Para encarar de perto os conflitos entre as onças pardas e os fazendeiros nas bordas das últimas florestas de Santa Catarina, o estado que mais tem e mais derruba mata atlântica, Leo Branco transferiu-se durante um mês de Florianópolis para Urubici. E, viajando pela serra catarinense de ônibus, de carona com o pai ou dirigindo o Ford Fiesta emprestado pela mãe, juntou os capítulos dessa tragédia ambiental com um cuidado que mesmo os jornalistas profissionais raramente têm. Seu relato junta histórias bem narradas, informações relevantes e texto fluente, onde tudo tem começo, meio e fim, além de nexo.

A morte em cativeiro do filhote recolhido ao Ibama de Painel serviu-lhe de pretexto para me enviar agora o livro. E com isso ele mostrou, de quebra, um certo senso de oportunidade jornalística. O bicho morreu depois que o trabalho estava pronto. Mas sua vida está toda lá, assim como a da suçuarana que apareceu há quatro anos num quintal em Curitibanos, uma cidade de 37 mil habitantes, e da onça que quase virou atração turística num pesque-pague de Urubici.

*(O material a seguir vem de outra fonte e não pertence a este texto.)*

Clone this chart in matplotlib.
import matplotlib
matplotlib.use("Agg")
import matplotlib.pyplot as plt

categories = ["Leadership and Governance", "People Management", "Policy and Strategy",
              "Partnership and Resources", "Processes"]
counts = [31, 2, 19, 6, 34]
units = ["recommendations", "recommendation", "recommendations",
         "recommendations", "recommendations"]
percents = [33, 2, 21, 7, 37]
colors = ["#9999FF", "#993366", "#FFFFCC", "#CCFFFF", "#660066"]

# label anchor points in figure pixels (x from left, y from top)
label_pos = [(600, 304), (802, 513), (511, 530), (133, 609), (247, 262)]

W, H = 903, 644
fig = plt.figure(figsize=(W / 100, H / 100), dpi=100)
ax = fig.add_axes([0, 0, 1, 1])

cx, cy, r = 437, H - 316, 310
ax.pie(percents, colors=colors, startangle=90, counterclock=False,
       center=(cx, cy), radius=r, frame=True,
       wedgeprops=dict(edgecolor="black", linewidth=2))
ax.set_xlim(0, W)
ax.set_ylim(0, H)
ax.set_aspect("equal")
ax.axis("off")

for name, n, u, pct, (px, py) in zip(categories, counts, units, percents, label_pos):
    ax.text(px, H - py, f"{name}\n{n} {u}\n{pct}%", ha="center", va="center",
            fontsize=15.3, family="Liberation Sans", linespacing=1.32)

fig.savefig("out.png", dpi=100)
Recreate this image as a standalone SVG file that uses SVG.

A última onça pintada de Santa Catarina morreu de tiro em 29 de janeiro de 1972, derrubada por um capataz de fazenda e empalhada por um padre taxidermista, que a eternizou como material didático num colégio de Florianopolis. Menos exigentes em termos de dieta e mais adaptáveis a ambientes antropizados, as suçuaranas – chamadas regionalmente de leão baio, embora sejam parentes mais próximas do gato doméstico – resistem valentemente ao cerco da civilização. Prosperam ultimamente até em florestas comerciais de pinus. Espremidas, bateram de frente com um Brasil que vai rapidamente ficando pequeno demais para elas. Ainda bem que Leo Branco viu-as a tempo.